Whether or not Martha Tabram was murdered by Jack the Ripper is now debated, but it was undeniably accepted by the majority of investigators at the time and although Martha Tabram hadn’t been disembowelled or mutilated, a cut in the abdomen 3 inches long and 1 inch deep may have been an attempt at ‘ripping’ and the frenzy of the attack took it well beyond the league of ‘normal’ murder. The coroner concluded that the murder of Martha Tabram ‘was one of the most horrible crimes that had been committed for certainly some time past. The details were very revolting . . . and the person who had inflicted the injuries could have been nothing less than a fiend’. Young constable Dew, looking back with the benefit of perhaps more than just a modicum of hindsight, recalled that ‘Already I had formed the view that we were up against the greatest police problem of the century. A third heinous crime shortly afterwards proved how right this theory was’

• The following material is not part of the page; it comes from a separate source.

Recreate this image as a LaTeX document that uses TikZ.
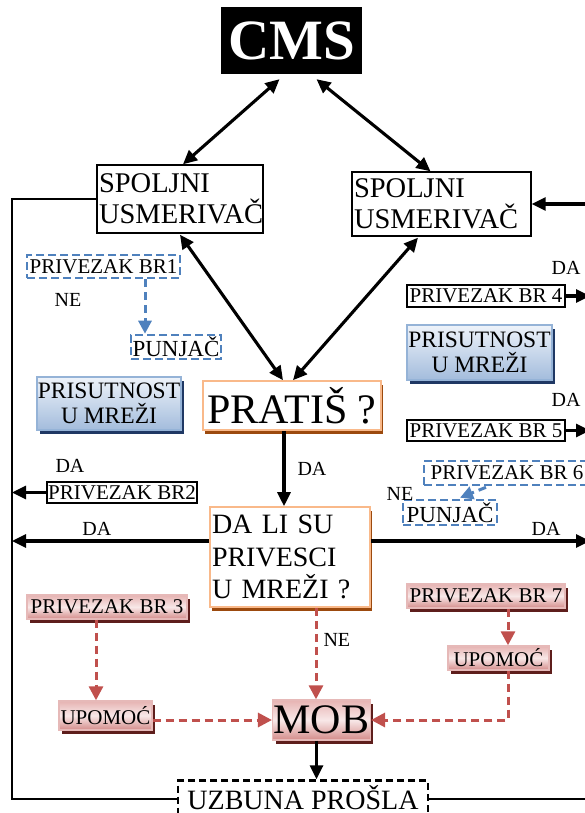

I am chary of subscribing to any theory that discounts the beliefs of those much less removed in terms of geography and time from the murders that we ourselves are without citing grounds for such a dismissal. What the authorities of the time may have lacked in knowledge concerning psychological profiling and the pathology of sexual manias, they made up for in terms of chronic familiarity with the stark actualities of violence, assault and murder.
I think it noteworthy that Tabram's murder was not viewed with further sad resignation as 'violence as usual' or 'another drunken night in the depths of London', it stood out as particularly savage in an age where murder and brutality against women in particular could not be said to be at all rare.
I'd like to read counterpoints that seek to explain why Tabram was unlikely to be an early Ripper victim, because I'm frankly not seeing many.